EA can present a holistic view of the business, information, application and technology architectures within an organization, says Thompson. But it cannot in and of itself achieve the holy grail of aligning IT with the business. True business benefits, he says, only come when organizations put EA concepts to work through the use of specific applications. Those applications must equip business leaders and CIOs with accurate, real-time information to drive their business transformation decisions.

That’s what we, at Troux, call Business Technology Management (BTM). BTM is the unification of decision making across business and technology. It moves beyond looking at EA as a standalone effort to making EA the strategic foundation of the larger enterprise business/technology decision making process. In the Troux 9 suite for example, Troux Optimization tackles the business challenge of rationalizing applications to reduce cost and risk.  Our Troux Standards also helps reduce costs as well as regulatory and security risks by enforcing technology and process standards.
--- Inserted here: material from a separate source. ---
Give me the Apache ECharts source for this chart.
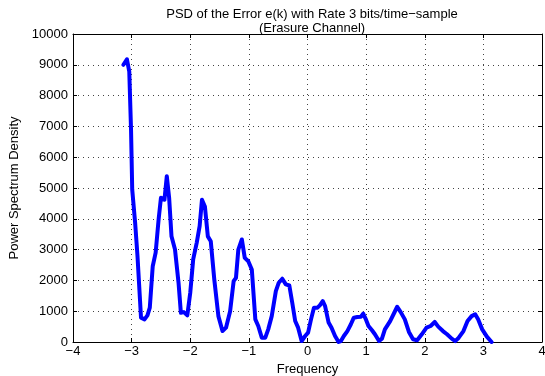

This structured approach is a far cry from the chaos, cost and inconsistent results you get from trying to create an enterprise architecture practice through ad-hoc efforts or by using Excel, Visio or PowerPoint.

Second, says Thompson, BTM uses EA applications to manage the all-important portfolio of information that describes the IT architecture as well as the business processes the architecture supports. This ranges from making sure the information is current and complete, to using that information to manage the IT portfolio in such a way that reduces risk and cost while increasing agility.

Third, BTM (through the use of applications such as Troux Alignment) creates greater tie-in between IT and the rest of the organization by describing the relationships and dependencies between the organization’s business and IT portfolios. Understanding which specific business capabilities depend on which applications, databases and middleware helps prevent the useless “blame games” where users complain that IT doesn’t deliver the features and functions they need, and IT complains back that the business users never explained what they wanted. It also enables the ongoing management of an organization’s portfolio of applications and technology, allowing the business to move beyond a one-time application rationalization effort to the ongoing pruning and acquisition of new technologies as business needs change.

Overall, BTM can provide “a really deep dive into what is going on within the organization,” says Thompson. But to achieve these goals, organizations must use applications that ensure the information provided to EA systems and practitioners is valid. Those applications must also put the project and portfolio information into a business context, showing how each relates not only to the IT architecture, but to the needs of the business. Without this business context, an organization’s list of projects, programs and portfolios becomes a hierarchical management structure that is of little use because it provides no understanding of how these elements relate to the needs of the business.

We like Mike’s thinking because it helps move EA from a hazy concept to a business imperative. That’s just where it should be at a time when no organization can afford to waste time or money on IT or business initiatives that don’t quickly deliver rapid value.